Os Deuses e o Olimpo – depois do adeus, o que fica?

O orgulho, a gratidão e a obrigação de vos dizer Obrigada. Obrigada por levarem o nome de Portugal ao pináculo onde estão representados os melhores dos melhores, os verdadeiros deuses do Olimpo, os que voam mais alto, os que vão mais longe, os que são mais fortes.

Morreu Otelo, e com ele uma série de memórias que nos fazem pender mediante o conjunto de valores que cada um defende, ou a ausência deles. Depois do adeus, o que fica? Fica a descrição exaustiva do “herói de abril” no comando da Pontinha nas operações do Movimento dos Capitães que nos libertaram na manhã gloriosa de 25 de abril de 1974. Ficam as memórias, os registos, os inúmeros testemunhos na primeira pessoa do feito de muitos que se foram dissipando, anónimos e esquecidos, na poeira da história. Fica o mito construído de uma revolução que parece fácil demais, como se de um guião cinematográfico de sucesso, a que não falta o grande final romântico, se tratasse. 

Mas não fica apenas isso – há outras memórias que não podem ficar esquecidas. Perdura na memória de muitos o seu comando do Copcon, as detenções, a violência, o esbulho, a vingança, a morte. Um mandado de terror que nos encaminhava para uma nova e intimidante ditadura. Lutou pela liberdade, mas não era um democrata, combatia as eleições livres e o regime parlamentar. E quando tudo parecia tão mau, integrou uma organização que espalhava o terror e a morte. Foi condenado, e depois a conveniência política branqueou o lado mau da história.
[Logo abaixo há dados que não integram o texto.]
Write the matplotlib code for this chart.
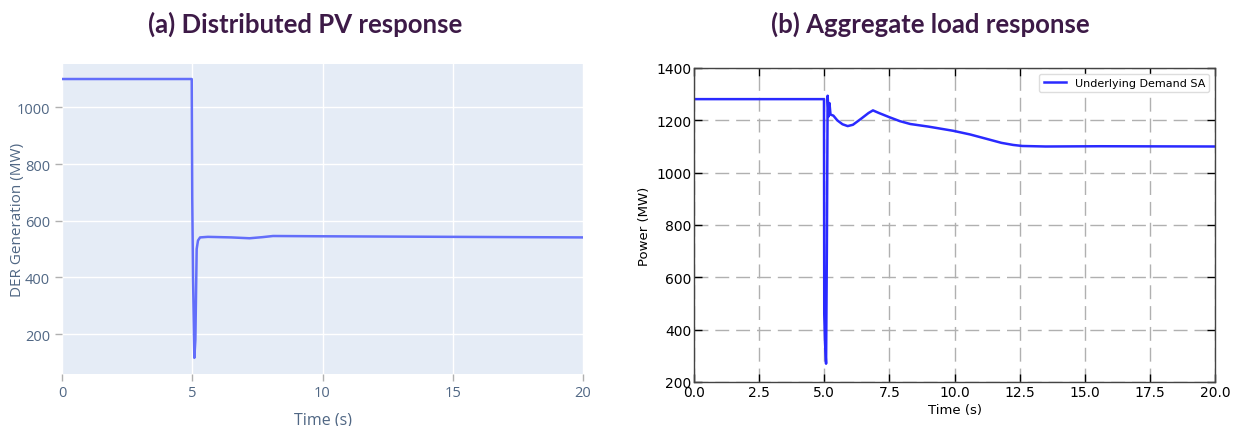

Tornou-se o símbolo da revolução, mas não podemos esquecer que representa também o abril sem novembro, a caminho de uma ditadura comunista que nenhum capitão desejou. Sabemos e jamais devemos deixar esquecer as gerações vindouras do tanto que lhe devemos, a ele e outros que, naquele momento, naquela alvorada, naquelas circunstâncias, nos libertaram de uma ditadura longa mas já decrépita. Foi ele. Foram eles. Contudo, o grito da liberdade e do pensamento livre que nos proporcionou e que conhecemos é também o mesmo que nos permite discernir e refletir sobre os bons e os maus passos dados no xadrez da vida. Obrigada, Otelo. 
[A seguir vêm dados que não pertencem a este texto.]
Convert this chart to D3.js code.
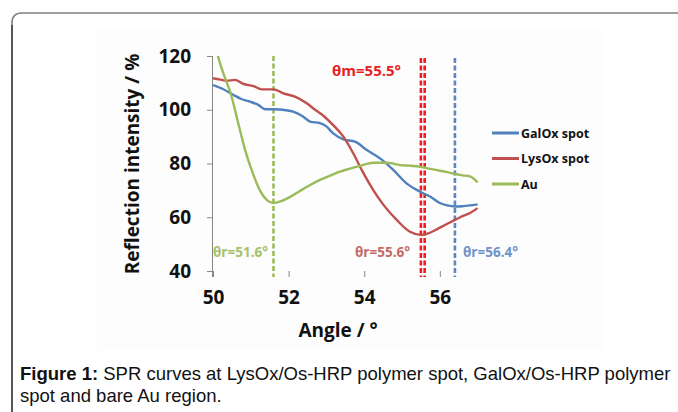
<!DOCTYPE html>
<html>
<head>
<meta charset="utf-8">
<script src="https://cdn.jsdelivr.net/npm/d3@7"></script>
<style>
  body { margin: 0; background: #fff; }
  svg { display: block; }
</style>
</head>
<body>
<div id="chart"></div>
<script>
// angle (deg) / reflection intensity (%)
var galAngle = [50.0, 50.25, 50.54, 50.75, 50.98, 51.2, 51.38, 51.6, 51.77, 52.12, 52.35, 52.57, 52.83, 53.0, 53.18, 53.45, 53.76, 54.07, 54.42, 54.77, 55.12, 55.48, 55.75, 56.0, 56.2, 56.4, 56.6, 56.8, 57.0];
var galValue = [109.2, 107.8, 105.5, 104.0, 103.0, 101.8, 100.2, 100.2, 100.1, 99.3, 97.8, 95.6, 95.0, 93.8, 91.2, 89.0, 88.1, 85.0, 81.9, 77.6, 72.6, 69.5, 67.6, 65.3, 64.4, 64.0, 64.1, 64.4, 64.8];

var lysAngle = [50.0, 50.2, 50.36, 50.58, 50.8, 51.07, 51.29, 51.6, 51.86, 52.17, 52.48, 52.7, 52.95, 53.18, 53.45, 53.71, 53.98, 54.24, 54.51, 54.86, 55.21, 55.52, 55.7, 55.92, 56.15, 56.4, 56.6, 56.8, 57.0];
var lysValue = [111.7, 111.2, 110.8, 111.1, 109.6, 108.8, 107.6, 107.6, 106.1, 104.9, 102.4, 100.0, 97.4, 94.3, 90.0, 83.8, 76.4, 70.1, 64.6, 59.0, 54.6, 53.4, 54.0, 55.5, 57.2, 59.0, 60.4, 61.6, 63.4];

var auAngle = [50.0, 50.13, 50.3, 50.48, 50.65, 50.85, 51.05, 51.24, 51.42, 51.6, 51.8, 52.04, 52.3, 52.57, 52.83, 53.1, 53.36, 53.6, 53.89, 54.24, 54.6, 54.95, 55.2, 55.48, 55.75, 56.0, 56.2, 56.4, 56.6, 56.8, 57.0];
var auValue = [128.0, 120.0, 112.5, 105.5, 96.0, 85.0, 76.5, 70.0, 66.5, 65.3, 66.0, 67.6, 69.8, 72.0, 73.9, 75.5, 77.0, 78.0, 79.1, 80.3, 80.3, 79.4, 79.2, 78.8, 78.0, 77.3, 76.8, 76.1, 75.6, 75.2, 73.0];

var seriesNames = ["GalOx spot", "LysOx spot", "Au"];
var seriesColors = ["#4f81bd", "#c0504d", "#9bbb59"];

var xTicks = [50, 52, 54, 56];
var yTicks = [40, 60, 80, 100, 120];

// marker lines: angle, color, label
var markerAngles = [51.6, 55.5, 55.6, 56.4];
var markerColors = ["#9bbb59", "#ee1c25", "#ee1c25", "#5a86c6"];
var labelTexts = ["θr=51.6°", "θm=55.5°", "θr=55.6°", "θr=56.4°"];

var W = 678, H = 412;
var svg = d3.select("#chart").append("svg")
  .attr("width", W)
  .attr("height", H)
  .style("font-family", "'Open Sans', 'DejaVu Sans', sans-serif");

// frame with rounded corner
svg.append("path")
  .attr("d", "M12,412 V23 Q12,13 22,13 H678")
  .attr("fill", "none")
  .attr("stroke", "#7f7f7f")
  .attr("stroke-width", 1.6);
svg.append("path")
  .attr("d", "M12,412 V25")
  .attr("stroke", "#3a3a3a")
  .attr("stroke-width", 1.4);

// faint chart area
svg.append("rect")
  .attr("x", 97).attr("y", 29)
  .attr("width", 506).attr("height", 321)
  .attr("fill", "#fdfdfd");

var x = d3.scaleLinear().domain([50, 57]).range([213, 477.6]);
var y = d3.scaleLinear().domain([40, 120]).range([271, 56]);

svg.append("defs").append("clipPath").attr("id", "plot")
  .append("rect").attr("x", 213).attr("y", 56).attr("width", 280).attr("height", 222);

// y axis
var yAxis = svg.append("g")
  .attr("transform", "translate(213,0)")
  .call(d3.axisLeft(y).tickValues(yTicks).tickSize(6).tickPadding(16));
yAxis.select(".domain").attr("d", "M-0.5,56V277").attr("stroke", "#868686");
yAxis.selectAll(".tick line").attr("stroke", "#868686");
yAxis.selectAll(".tick text")
  .attr("font-size", 19).attr("font-weight", "bold").attr("fill", "#111")
  .attr("font-family", "'Open Sans', sans-serif");

// x axis (no baseline, only ticks below)
var xAxis = svg.append("g")
  .attr("transform", "translate(0,271)")
  .call(d3.axisBottom(x).tickValues(xTicks).tickFormat(d3.format("d")).tickSize(6).tickPadding(14));
xAxis.select(".domain").remove();
xAxis.selectAll(".tick line").attr("stroke", "#868686");
xAxis.selectAll(".tick text")
  .attr("font-size", 19).attr("font-weight", "bold").attr("fill", "#111")
  .attr("font-family", "'Open Sans', sans-serif");

// axis titles
svg.append("text")
  .attr("transform", "translate(139,164) rotate(-90)")
  .attr("text-anchor", "middle")
  .attr("font-size", 19).attr("font-weight", "bold").attr("fill", "#111")
  .text("Reflection intensity / %");
svg.append("text")
  .attr("x", 338).attr("y", 337)
  .attr("text-anchor", "middle")
  .attr("font-size", 19).attr("font-weight", "bold").attr("fill", "#111")
  .text("Angle / °");

// vertical dashed markers
markerAngles.forEach(function (a, i) {
  svg.append("line")
    .attr("x1", x(a)).attr("x2", x(a))
    .attr("y1", i == 0 ? 56 : 58).attr("y2", 277)
    .attr("stroke", markerColors[i])
    .attr("stroke-width", 2.6)
    .attr("stroke-dasharray", "5,2.5");
});

// series lines
var line = d3.line()
  .x(function (d) { return x(d[0]); })
  .y(function (d) { return y(d[1]); })
  .curve(d3.curveMonotoneX);

var series = [
  d3.zip(galAngle, galValue),
  d3.zip(lysAngle, lysValue),
  d3.zip(auAngle, auValue)
];

series.forEach(function (s, i) {
  svg.append("path")
    .datum(s)
    .attr("clip-path", "url(#plot)")
    .attr("fill", "none")
    .attr("stroke", seriesColors[i])
    .attr("stroke-width", 2.4)
    .attr("stroke-linejoin", "round")
    .attr("d", line);
});

// annotations
svg.append("text")
  .attr("x", 332).attr("y", 76)
  .attr("font-size", 15).attr("font-weight", "bold").attr("fill", "#e41f26")
  .text(labelTexts[1]);
var smallLabels = [
  { t: labelTexts[0], x: 213, c: "#a5c16b" },
  { t: labelTexts[2], x: 355, c: "#c36a68" },
  { t: labelTexts[3], x: 463, c: "#6d93c9" }
];
smallLabels.forEach(function (l) {
  svg.append("text")
    .attr("x", l.x).attr("y", 257)
    .attr("font-size", 13.5).attr("font-weight", "bold").attr("fill", l.c)
    .text(l.t);
});

// legend
var legend = svg.append("g").attr("transform", "translate(492,133)");
seriesNames.forEach(function (name, i) {
  var row = legend.append("g").attr("transform", "translate(0," + (i * 25.5) + ")");
  row.append("line")
    .attr("x1", 0).attr("x2", 27)
    .attr("stroke", seriesColors[i]).attr("stroke-width", 3);
  row.append("text")
    .attr("x", 29).attr("y", 4.5)
    .attr("font-size", 12.5).attr("font-weight", "bold").attr("fill", "#111")
    .text(name);
});

// caption
var cap = svg.append("text")
  .attr("font-family", "'Liberation Sans', Arial, sans-serif")
  .attr("font-size", 18.5).attr("fill", "#111");
cap.append("tspan").attr("x", 20).attr("y", 380).attr("font-weight", "bold").text("Figure 1:");
cap.append("tspan").text(" SPR curves at LysOx/Os-HRP polymer spot, GalOx/Os-HRP polymer");
cap.append("tspan").attr("x", 20).attr("y", 402).text("spot and bare Au region.");
</script>
</body>
</html>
O que fica, depois do adeus? 

Num ano atípico, que dispensa maiores detalhes, e em que as celebramos as Olimpíadas 2020, com um ano de atraso, quase choramos por ver uma das maiores celebrações à diversidade, à pluralidade, ao mérito e à determinação, cheias de bancadas vazias, complexos desportivos sem vibração, sem festa nem aplausos.

Os atletas olímpicos, que conquistaram o direito a representar o seu país na mais importante competição do mundo, à custa de muito sofrimento, de muita dor, de muita dedicação e uma vida inteira de restrições, jogam tudo nas poucas semanas que dura o sonho que custou tantos anos a concretizar.

E o que fica, depois do adeus?

Num instante, em poucos minutos, vivem o sonho e se desfazem outros tantos. Faz parte do jogo – no momento final só três conquistam as medalhas. E vemos os nossos maiores desfeitos em lágrimas porque o maior dos sonhos não aconteceu. É compreensível, é perfeitamente compreensível, mas não podemos aceitar que nos peçam desculpa! Desculpa porquê? Por perseguirem os seus sonhos? Por abdicarem de tudo para poderem estar à altura dos melhores? Por viverem o momento para o qual tanto trabalharam? Nunca! Somos nós quem tem que lhes pedir desculpa por termos a veleidade de exigir medalhas, como se fosse assim simples... querer. São o nosso orgulho, os que ganham, os que não ganham, os que tentam e os que não desistem de lutar, os que se esforçam mesmo quando o corpo não consegue dar mais, os que choram porque os tempos que vivemos lhes destruíram a capacidade física que trabalharam ao longo de tantos anos. Podem chorar, mas orgulhem-se do que conseguiram em nome de Portugal.

O que fica, depois do adeus? 

O orgulho, a gratidão e a obrigação de vos dizer Obrigada. Obrigada por levarem o nome de Portugal ao pináculo onde estão representados os melhores dos melhores, os verdadeiros deuses do Olimpo, os que voam mais alto, os que vão mais longe, os que são mais fortes. Parabéns a todos, e obrigada!